6. "The proof of the pudding is in the eating"

ELB 2020 and EBG 2022 repeatedly make the claim that COCA has a number of serious problems, with a lack of representativity being one of the main issues. But how to we square that with the pre-eminent status of COCA in terms of corpus use?

  • The corpora from English-Corpora.org are the most widely used corpora in the world, and COCA is by far the most widely used of the 17 corpora at the site. Hundreds of thousands of researchers, teachers, and students have found the data from COCA to be more reliable and useful than that of any other corpus.

  • Data from COCA has been used for thousands of academic studies. Why would researchers use the corpus so much, if it did such a bad job providing data on English?

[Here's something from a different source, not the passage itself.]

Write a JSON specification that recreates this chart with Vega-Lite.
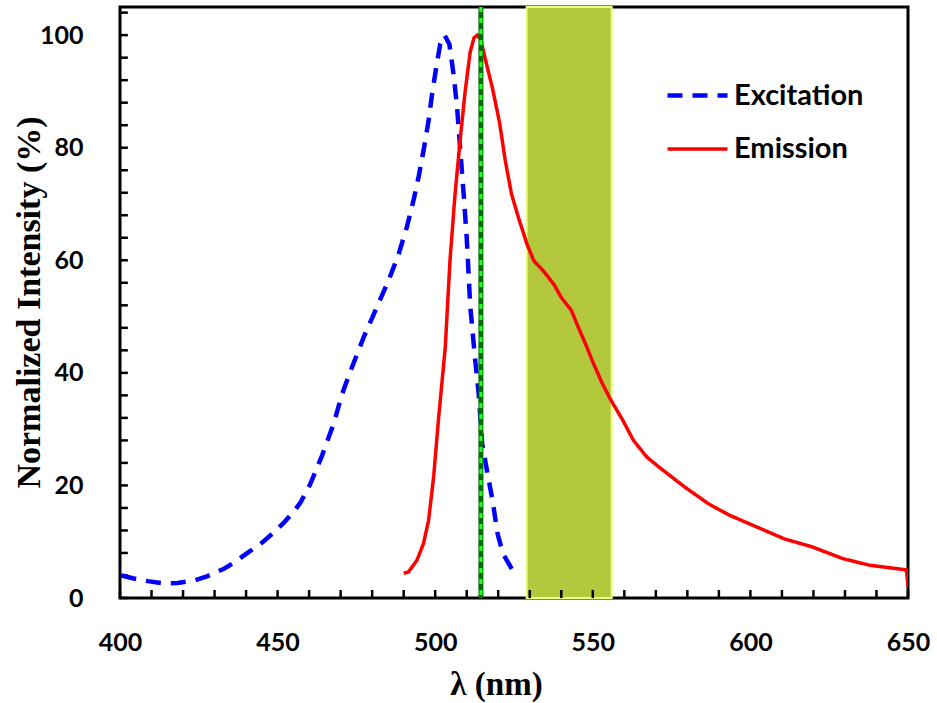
{
  "$schema": "https://vega.github.io/schema/vega-lite/v6.json",
  "width": 788,
  "height": 591,
  "autosize": "none",
  "padding": {"left": 120, "top": 7, "right": 29, "bottom": 105},
  "background": "white",
  "config": {
    "view": {"stroke": "black", "strokeWidth": 3},
    "axis": {
      "grid": false,
      "domain": false,
      "labelFont": "Lato",
      "labelFontWeight": "bold",
      "labelFontSize": 25,
      "labelColor": "black",
      "labelFlush": false,
      "labelOverlap": false,
      "titleFont": "Liberation Serif",
      "titleFontWeight": "bold",
      "titleFontSize": 33,
      "titleColor": "black"
    }
  },
  "resolve": {"axis": {"x": "independent", "y": "independent"}},
  "datasets": {
    "spectra": [
      {"wl": 400.5, "val": 4.0, "series": "Excitation"},
      {"wl": 404, "val": 3.5, "series": "Excitation"},
      {"wl": 408.8, "val": 3.0, "series": "Excitation"},
      {"wl": 414, "val": 2.6, "series": "Excitation"},
      {"wl": 418.3, "val": 2.65, "series": "Excitation"},
      {"wl": 423.5, "val": 3.1, "series": "Excitation"},
      {"wl": 427.8, "val": 3.9, "series": "Excitation"},
      {"wl": 433, "val": 5.2, "series": "Excitation"},
      {"wl": 436.2, "val": 6.3, "series": "Excitation"},
      {"wl": 440.9, "val": 8.2, "series": "Excitation"},
      {"wl": 444.6, "val": 9.6, "series": "Excitation"},
      {"wl": 448.3, "val": 11.4, "series": "Excitation"},
      {"wl": 452, "val": 13.4, "series": "Excitation"},
      {"wl": 455.2, "val": 15.4, "series": "Excitation"},
      {"wl": 457.3, "val": 17.0, "series": "Excitation"},
      {"wl": 460.4, "val": 20.3, "series": "Excitation"},
      {"wl": 464.1, "val": 25.3, "series": "Excitation"},
      {"wl": 467.8, "val": 31.0, "series": "Excitation"},
      {"wl": 470.5, "val": 36.3, "series": "Excitation"},
      {"wl": 473.6, "val": 41.0, "series": "Excitation"},
      {"wl": 477.3, "val": 46.3, "series": "Excitation"},
      {"wl": 481.5, "val": 51.7, "series": "Excitation"},
      {"wl": 485.2, "val": 56.4, "series": "Excitation"},
      {"wl": 488.4, "val": 61.1, "series": "Excitation"},
      {"wl": 491, "val": 65.9, "series": "Excitation"},
      {"wl": 493.1, "val": 70.6, "series": "Excitation"},
      {"wl": 494.7, "val": 74.7, "series": "Excitation"},
      {"wl": 496.3, "val": 79.5, "series": "Excitation"},
      {"wl": 497.9, "val": 84.8, "series": "Excitation"},
      {"wl": 499, "val": 89.5, "series": "Excitation"},
      {"wl": 500.5, "val": 94.9, "series": "Excitation"},
      {"wl": 501.6, "val": 98.4, "series": "Excitation"},
      {"wl": 503, "val": 100, "series": "Excitation"},
      {"wl": 504.5, "val": 98.4, "series": "Excitation"},
      {"wl": 505.8, "val": 93.1, "series": "Excitation"},
      {"wl": 506.9, "val": 87.5, "series": "Excitation"},
      {"wl": 507.9, "val": 80.0, "series": "Excitation"},
      {"wl": 509, "val": 72.0, "series": "Excitation"},
      {"wl": 510, "val": 64.0, "series": "Excitation"},
      {"wl": 511.1, "val": 52.0, "series": "Excitation"},
      {"wl": 512.7, "val": 42.2, "series": "Excitation"},
      {"wl": 513.8, "val": 36.3, "series": "Excitation"},
      {"wl": 514.9, "val": 27.4, "series": "Excitation"},
      {"wl": 516.6, "val": 22.1, "series": "Excitation"},
      {"wl": 518.2, "val": 17.3, "series": "Excitation"},
      {"wl": 519.8, "val": 11.4, "series": "Excitation"},
      {"wl": 521.5, "val": 7.9, "series": "Excitation"},
      {"wl": 525, "val": 4.5, "series": "Excitation"},
      {"wl": 490, "val": 4.4, "series": "Emission"},
      {"wl": 491.5, "val": 4.6, "series": "Emission"},
      {"wl": 494.2, "val": 6.7, "series": "Emission"},
      {"wl": 496.3, "val": 9.7, "series": "Emission"},
      {"wl": 497.9, "val": 13.8, "series": "Emission"},
      {"wl": 499.5, "val": 21.5, "series": "Emission"},
      {"wl": 501.1, "val": 32.1, "series": "Emission"},
      {"wl": 502.6, "val": 41.0, "series": "Emission"},
      {"wl": 503.2, "val": 44.6, "series": "Emission"},
      {"wl": 504.7, "val": 60.0, "series": "Emission"},
      {"wl": 506.3, "val": 71.8, "series": "Emission"},
      {"wl": 507.9, "val": 81.3, "series": "Emission"},
      {"wl": 509.5, "val": 90.0, "series": "Emission"},
      {"wl": 511.1, "val": 97.0, "series": "Emission"},
      {"wl": 512.3, "val": 99.5, "series": "Emission"},
      {"wl": 513.3, "val": 100, "series": "Emission"},
      {"wl": 514.4, "val": 99.3, "series": "Emission"},
      {"wl": 516, "val": 95.5, "series": "Emission"},
      {"wl": 518.2, "val": 90.5, "series": "Emission"},
      {"wl": 520.4, "val": 84.5, "series": "Emission"},
      {"wl": 522.3, "val": 77.5, "series": "Emission"},
      {"wl": 524.2, "val": 71.8, "series": "Emission"},
      {"wl": 526.4, "val": 67.6, "series": "Emission"},
      {"wl": 529.1, "val": 62.9, "series": "Emission"},
      {"wl": 531.3, "val": 59.9, "series": "Emission"},
      {"wl": 534.5, "val": 58.0, "series": "Emission"},
      {"wl": 537.8, "val": 55.6, "series": "Emission"},
      {"wl": 540, "val": 53.4, "series": "Emission"},
      {"wl": 543.2, "val": 51.1, "series": "Emission"},
      {"wl": 545.4, "val": 48.1, "series": "Emission"},
      {"wl": 548.1, "val": 44.6, "series": "Emission"},
      {"wl": 549.8, "val": 42.2, "series": "Emission"},
      {"wl": 553.1, "val": 38.0, "series": "Emission"},
      {"wl": 555.8, "val": 35.1, "series": "Emission"},
      {"wl": 559.6, "val": 31.5, "series": "Emission"},
      {"wl": 562.9, "val": 28.0, "series": "Emission"},
      {"wl": 567.2, "val": 25.0, "series": "Emission"},
      {"wl": 571.6, "val": 23.0, "series": "Emission"},
      {"wl": 579.2, "val": 19.7, "series": "Emission"},
      {"wl": 586.8, "val": 16.7, "series": "Emission"},
      {"wl": 593.4, "val": 14.7, "series": "Emission"},
      {"wl": 602.1, "val": 12.6, "series": "Emission"},
      {"wl": 610.8, "val": 10.5, "series": "Emission"},
      {"wl": 619.5, "val": 9.1, "series": "Emission"},
      {"wl": 629.3, "val": 7.0, "series": "Emission"},
      {"wl": 638, "val": 5.8, "series": "Emission"},
      {"wl": 649.5, "val": 5.0, "series": "Emission"},
      {"wl": 650, "val": 2.0, "series": "Emission"}
    ],
    "band": [{"start": 529, "end": 556}],
    "laser": [{"wl": 514.5}],
    "xticks": [{"t": 400},{"t": 410},{"t": 420},{"t": 430},{"t": 440},{"t": 450},{"t": 460},{"t": 470},{"t": 480},{"t": 490},{"t": 500},{"t": 510},{"t": 520},{"t": 530},{"t": 540},{"t": 550},{"t": 560},{"t": 570},{"t": 580},{"t": 590},{"t": 600},{"t": 610},{"t": 620},{"t": 630},{"t": 640},{"t": 650}],
    "yticks": [{"v": 0},{"v": 4},{"v": 8},{"v": 12},{"v": 16},{"v": 20},{"v": 24},{"v": 28},{"v": 32},{"v": 36},{"v": 40},{"v": 44},{"v": 48},{"v": 52},{"v": 56},{"v": 60},{"v": 64},{"v": 68},{"v": 72},{"v": 76},{"v": 80},{"v": 84},{"v": 88},{"v": 92},{"v": 96},{"v": 100},{"v": 104}]
  },
  "layer": [
    {
      "data": {"name": "band"},
      "mark": {"type": "rect", "fill": "#b4c83e", "stroke": "#ecff80", "strokeWidth": 2},
      "encoding": {
        "x": {"field": "start", "type": "quantitative", "scale": {"domain": [400, 650], "nice": false, "zero": false}, "axis": null},
        "x2": {"field": "end"}
      }
    },
    {
      "data": {"name": "xticks"},
      "mark": {"type": "rule", "color": "black", "strokeWidth": 2.5},
      "encoding": {
        "x": {"field": "t", "type": "quantitative", "axis": null},
        "y": {"datum": 0, "type": "quantitative", "axis": null},
        "y2": {"datum": 1.42}
      }
    },
    {
      "data": {"name": "yticks"},
      "mark": {"type": "rule", "color": "black", "strokeWidth": 2.5},
      "encoding": {
        "y": {"field": "v", "type": "quantitative", "axis": null},
        "x": {"datum": 400, "type": "quantitative", "axis": null},
        "x2": {"datum": 402.5}
      }
    },
    {
      "data": {"name": "spectra"},
      "mark": {"type": "line", "strokeCap": "butt", "clip": true},
      "encoding": {
        "x": {
          "field": "wl", "type": "quantitative",
          "scale": {"domain": [400, 650], "nice": false, "zero": false},
          "axis": {"orient": "bottom", "title": "λ (nm)", "values": [400, 450, 500, 550, 600, 650], "ticks": false, "tickSize": 0, "labelPadding": 32, "titleX": 376, "titleY": 86, "titleBaseline": "middle", "titleAlign": "center"}
        },
        "y": {
          "field": "val", "type": "quantitative",
          "scale": {"domain": [0, 105], "nice": false},
          "axis": {"orient": "left", "title": "Normalized Intensity (%)", "values": [0, 20, 40, 60, 80, 100], "ticks": false, "tickSize": 0, "labelPadding": 37, "titleX": -91, "titleY": 295, "titleAngle": -90, "titleAlign": "center", "titleBaseline": "middle", "titleFontSize": 34}
        },
        "color": {
          "field": "series", "type": "nominal",
          "scale": {"domain": ["Excitation", "Emission"], "range": ["#0000ff", "#ff0000"]},
          "legend": {
            "title": null,
            "orient": "none",
            "legendX": 545,
            "legendY": 56,
            "symbolType": "stroke",
            "symbolSize": 3600,
            "symbolStrokeWidth": 4,
            "labelFont": "Lato",
            "labelFontWeight": "bold",
            "labelFontSize": 29,
            "labelColor": "black",
            "labelOffset": 4,
            "rowPadding": 6
          }
        },
        "strokeDash": {
          "field": "series", "type": "nominal",
          "scale": {"domain": ["Excitation", "Emission"], "range": [[15, 10], [1, 0]]},
          "legend": {
            "title": null,
            "orient": "none",
            "legendX": 545,
            "legendY": 56,
            "symbolType": "stroke",
            "symbolSize": 3600,
            "symbolStrokeWidth": 4,
            "labelFont": "Lato",
            "labelFontWeight": "bold",
            "labelFontSize": 29,
            "labelColor": "black",
            "labelOffset": 4,
            "rowPadding": 6
          }
        },
        "strokeWidth": {
          "field": "series", "type": "nominal",
          "scale": {"domain": ["Excitation", "Emission"], "range": [4.5, 3.5]},
          "legend": null
        }
      }
    },
    {
      "data": {"name": "laser"},
      "mark": {"type": "rule", "color": "#006e00", "strokeWidth": 5},
      "encoding": {"x": {"field": "wl", "type": "quantitative", "axis": null}}
    },
    {
      "data": {"name": "laser"},
      "mark": {"type": "rule", "color": "#22ff22", "strokeWidth": 3, "strokeDash": [5, 6]},
      "encoding": {"x": {"field": "wl", "type": "quantitative", "axis": null}}
    }
  ]
}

  • Hundreds of companies have used data from COCA for their products. This includes large technology companies like Amazon, Facebook, Google, Microsoft, IBM, Sony, Disney, Intel, Adobe, Samsung; and language-related companies like Merriam-Webster, Dictionary.com, Grammarly, Duolingo, TurnItIn, Oxford University Press, and Sketch Engine. If COCA really did as bad of a job at providing data on English as ELB 2020 and EBG 2022 claim, why would these companies use data from COCA so extensively?

  • Rather than relying on biased critiques of the COCA, just use the corpus yourself. Look for any word, or phrase, or grammatical construction, and see whether the corpus data agrees with your intuitions. You be the judge -- not some "ivory tower experts". We believe that you will find the same thing that hundreds of thousands of other users have found -- that COCA provides unparalleled data on variation in English.